> [INSTRUCTIONS FOR THE TASK]:
For this exercise, repeat all of the material verbatim apart from its images.
——————
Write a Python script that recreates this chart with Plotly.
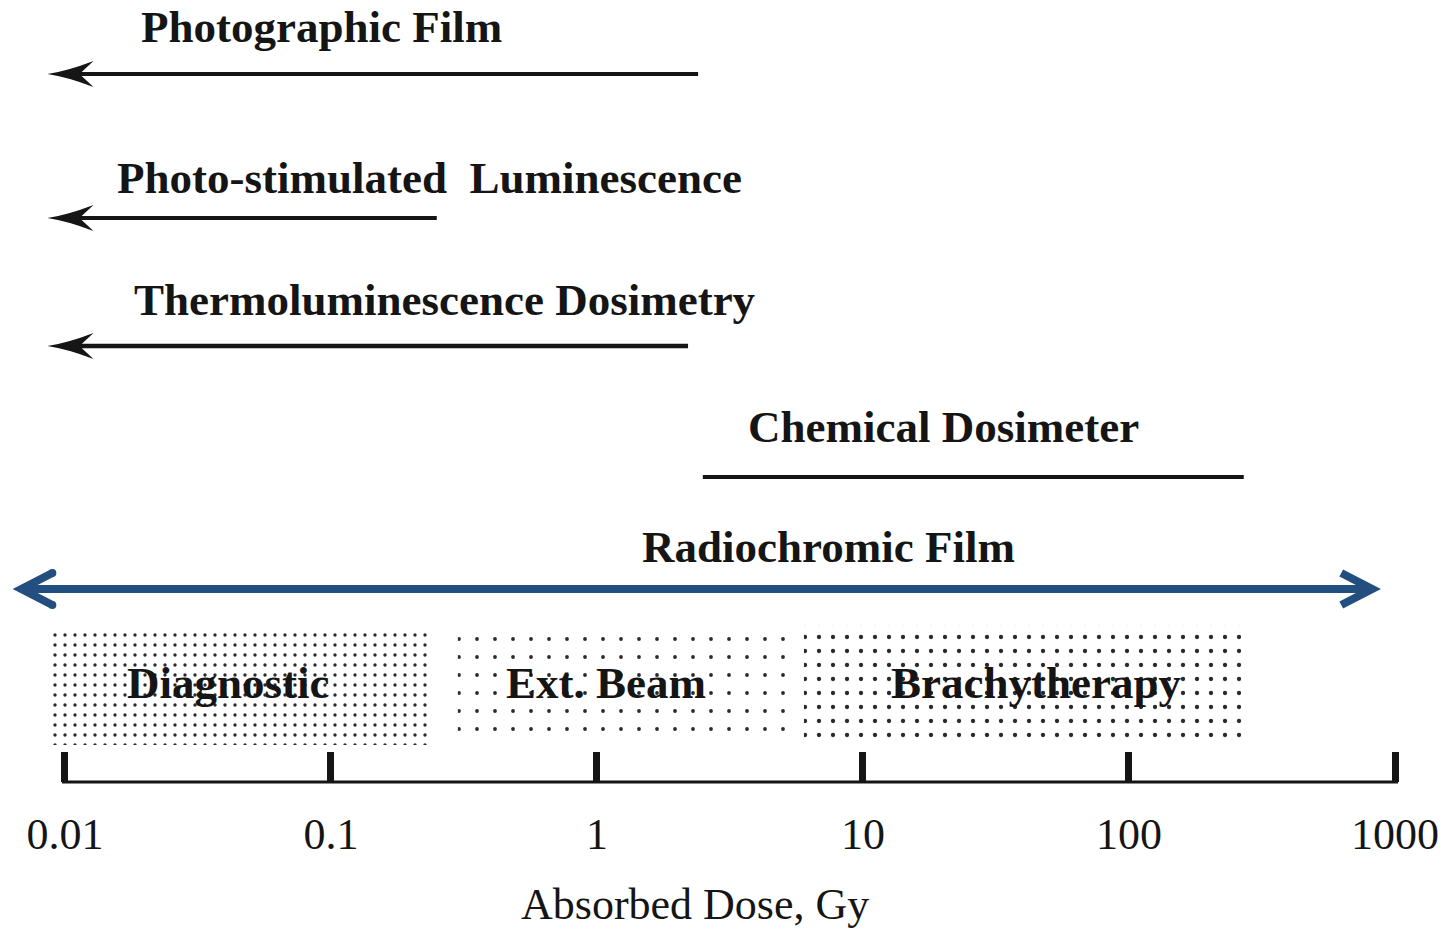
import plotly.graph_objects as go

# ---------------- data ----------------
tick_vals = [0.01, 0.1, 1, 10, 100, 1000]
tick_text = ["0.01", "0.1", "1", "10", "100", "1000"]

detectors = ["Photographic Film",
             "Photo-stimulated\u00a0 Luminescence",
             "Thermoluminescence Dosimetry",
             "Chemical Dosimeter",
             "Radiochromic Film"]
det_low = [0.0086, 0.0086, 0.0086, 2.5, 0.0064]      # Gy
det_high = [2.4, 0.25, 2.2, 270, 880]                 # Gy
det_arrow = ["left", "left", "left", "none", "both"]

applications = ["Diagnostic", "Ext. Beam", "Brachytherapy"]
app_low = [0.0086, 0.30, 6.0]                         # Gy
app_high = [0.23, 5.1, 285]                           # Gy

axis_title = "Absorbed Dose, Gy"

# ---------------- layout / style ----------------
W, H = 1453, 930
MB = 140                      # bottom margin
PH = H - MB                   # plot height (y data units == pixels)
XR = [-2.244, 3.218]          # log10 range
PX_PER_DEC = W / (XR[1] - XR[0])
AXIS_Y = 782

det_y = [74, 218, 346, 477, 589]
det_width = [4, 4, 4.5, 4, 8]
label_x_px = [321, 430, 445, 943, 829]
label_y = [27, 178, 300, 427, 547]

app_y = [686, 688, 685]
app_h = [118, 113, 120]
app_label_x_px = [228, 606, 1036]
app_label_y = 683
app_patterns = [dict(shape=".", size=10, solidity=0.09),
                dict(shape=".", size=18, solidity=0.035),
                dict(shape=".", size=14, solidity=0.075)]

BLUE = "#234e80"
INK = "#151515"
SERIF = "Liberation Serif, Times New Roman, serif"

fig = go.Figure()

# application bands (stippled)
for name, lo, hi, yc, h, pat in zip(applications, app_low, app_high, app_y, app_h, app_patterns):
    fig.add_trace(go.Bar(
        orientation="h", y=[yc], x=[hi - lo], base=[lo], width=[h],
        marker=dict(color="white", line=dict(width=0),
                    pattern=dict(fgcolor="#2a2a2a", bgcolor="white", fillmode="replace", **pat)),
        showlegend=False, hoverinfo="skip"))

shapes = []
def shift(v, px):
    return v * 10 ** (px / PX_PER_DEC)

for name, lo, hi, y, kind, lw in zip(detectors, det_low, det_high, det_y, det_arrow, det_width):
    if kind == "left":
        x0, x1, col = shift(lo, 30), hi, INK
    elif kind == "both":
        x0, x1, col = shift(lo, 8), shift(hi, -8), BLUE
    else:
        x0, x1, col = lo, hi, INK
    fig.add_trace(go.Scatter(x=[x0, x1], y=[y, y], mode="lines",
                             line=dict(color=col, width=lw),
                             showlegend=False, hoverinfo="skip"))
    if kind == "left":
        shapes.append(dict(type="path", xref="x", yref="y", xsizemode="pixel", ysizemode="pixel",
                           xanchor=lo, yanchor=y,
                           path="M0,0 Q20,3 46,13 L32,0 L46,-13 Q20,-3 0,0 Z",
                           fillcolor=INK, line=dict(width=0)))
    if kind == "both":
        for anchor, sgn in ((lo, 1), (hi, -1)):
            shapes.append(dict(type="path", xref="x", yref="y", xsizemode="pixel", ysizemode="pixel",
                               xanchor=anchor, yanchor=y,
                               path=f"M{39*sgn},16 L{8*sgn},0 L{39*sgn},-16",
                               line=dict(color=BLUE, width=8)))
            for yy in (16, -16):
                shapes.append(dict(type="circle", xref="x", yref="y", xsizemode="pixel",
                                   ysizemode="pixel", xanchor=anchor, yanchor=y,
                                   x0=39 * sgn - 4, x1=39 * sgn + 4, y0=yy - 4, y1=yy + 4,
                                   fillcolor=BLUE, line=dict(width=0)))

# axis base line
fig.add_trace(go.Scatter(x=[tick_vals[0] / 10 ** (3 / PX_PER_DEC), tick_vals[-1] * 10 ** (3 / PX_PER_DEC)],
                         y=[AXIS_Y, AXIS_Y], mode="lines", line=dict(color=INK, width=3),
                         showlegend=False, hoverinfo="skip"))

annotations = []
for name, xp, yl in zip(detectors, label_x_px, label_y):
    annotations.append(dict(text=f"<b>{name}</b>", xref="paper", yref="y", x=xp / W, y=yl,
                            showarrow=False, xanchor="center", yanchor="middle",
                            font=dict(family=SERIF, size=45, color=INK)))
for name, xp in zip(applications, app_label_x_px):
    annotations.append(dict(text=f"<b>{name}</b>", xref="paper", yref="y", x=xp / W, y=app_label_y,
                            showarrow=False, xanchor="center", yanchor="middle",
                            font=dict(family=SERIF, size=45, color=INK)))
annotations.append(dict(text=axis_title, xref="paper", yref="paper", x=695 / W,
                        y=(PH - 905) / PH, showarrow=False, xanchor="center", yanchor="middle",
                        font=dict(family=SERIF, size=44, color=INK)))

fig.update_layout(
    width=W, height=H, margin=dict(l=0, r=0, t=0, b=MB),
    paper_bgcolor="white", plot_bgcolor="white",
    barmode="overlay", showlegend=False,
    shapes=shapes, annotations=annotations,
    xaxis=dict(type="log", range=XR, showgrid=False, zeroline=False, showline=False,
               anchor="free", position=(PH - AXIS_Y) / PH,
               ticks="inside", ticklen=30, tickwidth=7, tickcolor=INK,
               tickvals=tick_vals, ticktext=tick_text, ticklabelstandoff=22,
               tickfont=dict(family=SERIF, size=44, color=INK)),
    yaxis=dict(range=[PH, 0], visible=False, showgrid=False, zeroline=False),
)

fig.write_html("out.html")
——————
> [RESULT OF THIS TASK]:
Write a Python script that recreates this chart with Plotly.
import plotly.graph_objects as go

# ---------------- data ----------------
tick_vals = [0.01, 0.1, 1, 10, 100, 1000]
tick_text = ["0.01", "0.1", "1", "10", "100", "1000"]

detectors = ["Photographic Film",
             "Photo-stimulated\u00a0 Luminescence",
             "Thermoluminescence Dosimetry",
             "Chemical Dosimeter",
             "Radiochromic Film"]
det_low = [0.0086, 0.0086, 0.0086, 2.5, 0.0064]      # Gy
det_high = [2.4, 0.25, 2.2, 270, 880]                 # Gy
det_arrow = ["left", "left", "left", "none", "both"]

applications = ["Diagnostic", "Ext. Beam", "Brachytherapy"]
app_low = [0.0086, 0.30, 6.0]                         # Gy
app_high = [0.23, 5.1, 285]                           # Gy

axis_title = "Absorbed Dose, Gy"

# ---------------- layout / style ----------------
W, H = 1453, 930
MB = 140                      # bottom margin
PH = H - MB                   # plot height (y data units == pixels)
XR = [-2.244, 3.218]          # log10 range
PX_PER_DEC = W / (XR[1] - XR[0])
AXIS_Y = 782

det_y = [74, 218, 346, 477, 589]
det_width = [4, 4, 4.5, 4, 8]
label_x_px = [321, 430, 445, 943, 829]
label_y = [27, 178, 300, 427, 547]

app_y = [686, 688, 685]
app_h = [118, 113, 120]
app_label_x_px = [228, 606, 1036]
app_label_y = 683
app_patterns = [dict(shape=".", size=10, solidity=0.09),
                dict(shape=".", size=18, solidity=0.035),
                dict(shape=".", size=14, solidity=0.075)]

BLUE = "#234e80"
INK = "#151515"
SERIF = "Liberation Serif, Times New Roman, serif"

fig = go.Figure()

# application bands (stippled)
for name, lo, hi, yc, h, pat in zip(applications, app_low, app_high, app_y, app_h, app_patterns):
    fig.add_trace(go.Bar(
        orientation="h", y=[yc], x=[hi - lo], base=[lo], width=[h],
        marker=dict(color="white", line=dict(width=0),
                    pattern=dict(fgcolor="#2a2a2a", bgcolor="white", fillmode="replace", **pat)),
        showlegend=False, hoverinfo="skip"))

shapes = []
def shift(v, px):
    return v * 10 ** (px / PX_PER_DEC)

for name, lo, hi, y, kind, lw in zip(detectors, det_low, det_high, det_y, det_arrow, det_width):
    if kind == "left":
        x0, x1, col = shift(lo, 30), hi, INK
    elif kind == "both":
        x0, x1, col = shift(lo, 8), shift(hi, -8), BLUE
    else:
        x0, x1, col = lo, hi, INK
    fig.add_trace(go.Scatter(x=[x0, x1], y=[y, y], mode="lines",
                             line=dict(color=col, width=lw),
                             showlegend=False, hoverinfo="skip"))
    if kind == "left":
        shapes.append(dict(type="path", xref="x", yref="y", xsizemode="pixel", ysizemode="pixel",
                           xanchor=lo, yanchor=y,
                           path="M0,0 Q20,3 46,13 L32,0 L46,-13 Q20,-3 0,0 Z",
                           fillcolor=INK, line=dict(width=0)))
    if kind == "both":
        for anchor, sgn in ((lo, 1), (hi, -1)):
            shapes.append(dict(type="path", xref="x", yref="y", xsizemode="pixel", ysizemode="pixel",
                               xanchor=anchor, yanchor=y,
                               path=f"M{39*sgn},16 L{8*sgn},0 L{39*sgn},-16",
                               line=dict(color=BLUE, width=8)))
            for yy in (16, -16):
                shapes.append(dict(type="circle", xref="x", yref="y", xsizemode="pixel",
                                   ysizemode="pixel", xanchor=anchor, yanchor=y,
                                   x0=39 * sgn - 4, x1=39 * sgn + 4, y0=yy - 4, y1=yy + 4,
                                   fillcolor=BLUE, line=dict(width=0)))

# axis base line
fig.add_trace(go.Scatter(x=[tick_vals[0] / 10 ** (3 / PX_PER_DEC), tick_vals[-1] * 10 ** (3 / PX_PER_DEC)],
                         y=[AXIS_Y, AXIS_Y], mode="lines", line=dict(color=INK, width=3),
                         showlegend=False, hoverinfo="skip"))

annotations = []
for name, xp, yl in zip(detectors, label_x_px, label_y):
    annotations.append(dict(text=f"<b>{name}</b>", xref="paper", yref="y", x=xp / W, y=yl,
                            showarrow=False, xanchor="center", yanchor="middle",
                            font=dict(family=SERIF, size=45, color=INK)))
for name, xp in zip(applications, app_label_x_px):
    annotations.append(dict(text=f"<b>{name}</b>", xref="paper", yref="y", x=xp / W, y=app_label_y,
                            showarrow=False, xanchor="center", yanchor="middle",
                            font=dict(family=SERIF, size=45, color=INK)))
annotations.append(dict(text=axis_title, xref="paper", yref="paper", x=695 / W,
                        y=(PH - 905) / PH, showarrow=False, xanchor="center", yanchor="middle",
                        font=dict(family=SERIF, size=44, color=INK)))

fig.update_layout(
    width=W, height=H, margin=dict(l=0, r=0, t=0, b=MB),
    paper_bgcolor="white", plot_bgcolor="white",
    barmode="overlay", showlegend=False,
    shapes=shapes, annotations=annotations,
    xaxis=dict(type="log", range=XR, showgrid=False, zeroline=False, showline=False,
               anchor="free", position=(PH - AXIS_Y) / PH,
               ticks="inside", ticklen=30, tickwidth=7, tickcolor=INK,
               tickvals=tick_vals, ticktext=tick_text, ticklabelstandoff=22,
               tickfont=dict(family=SERIF, size=44, color=INK)),
    yaxis=dict(range=[PH, 0], visible=False, showgrid=False, zeroline=False),
)

fig.write_html("out.html")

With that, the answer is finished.